The mirrors will collect, concentrate, and focus light onto light- gathering or light-transmitting optics which enable a telescope or other light-dependant devices to "see" more of the earth, specifically, more of a battlefield than ever before.

But whether an innovative designer of children's books, or an aerospace engineer designing technologies that will improve the warfighter's ability to see more of the battlefield, each faces essentially the same problem: How to precisely design, fold, and store relatively large, cumbersome, and complex structural components so that they will fit neatly into comparatively small spaces and still "pop-out" umbrella-like again on demand, fully formed -- reliably and accurately.

Because of critical alignment requirements that ensure high imaging resolution, the mirrors must "reassemble" themselves within the impossibly small tolerances of 1/10,000 of an inch.

"Also, because launch costs run high -- about $10,000 for each pound of payload put into space -- reducing the mass of satellites like UltraLITE at launch is crucial if the Air Force is to maximize a launch vehicle's payload capacity," explained Powers. "For instance, with this technology, we could launch larger than Hubble Space Telescope-class optics with a medium launch vehicle-class rocket, which is much smaller then the Space Shuttle and cheaper to use. It is in the Air Force and taxpayer interests to reduce the cost of access to space as much as possible."

Compactly folded payloads means being able to launch satellites that, once in orbit, can have a greater unfurled size. This is particularly important for UltraLITE: the larger the mirror, the more expanded view. Simply, smaller optics on lower orbiting satellites cannot achieve the same result.
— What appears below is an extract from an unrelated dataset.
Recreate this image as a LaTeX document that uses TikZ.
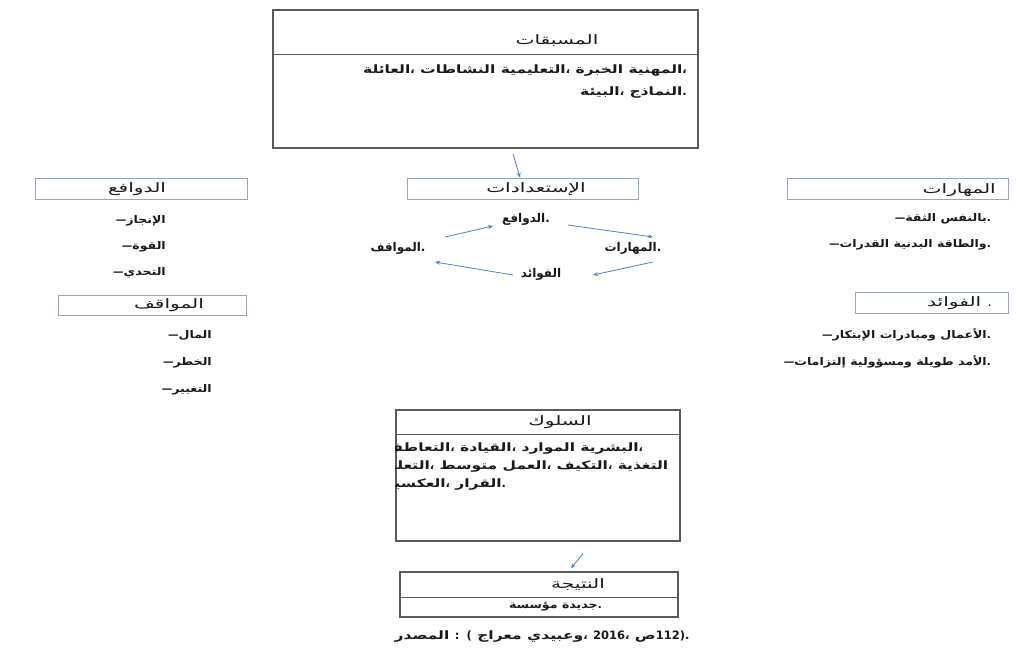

UltraLITE will also be cheaper than state-of-the-art systems. For example, six UltraLITE-based satellites with eight-meter-diameter lightweight mirrors could replace 75 current satellites that have one-meter mirrors.

AFRL is developing many of the technologies needed for UltraLITE and must work out the details of how to integrate them all together into a package that meets Air Force mission goals.

"We have many customers for this technology," Powers added. "Right now we are partnered with NASA to build UltraLITE-type deployable optics to support NASA's Next Generation Space Telescope, which is the follow-on mission to replace the Hubble Space Telescope Observatory in 2007-08."

"In that particular instance, it will be like taking a large, super- lightweight stationary telescope from the ground, slicing it into smaller pieces, folding it up, and then unfolding it automatically once in orbit with all the original pieces in perfect alignment and working order," explained Powers. "These same mirrors also provide the basis for some day enabling space-based laser optical systems. We are also involved in other potential Defense Department applications that might exploit UltraLITE technology."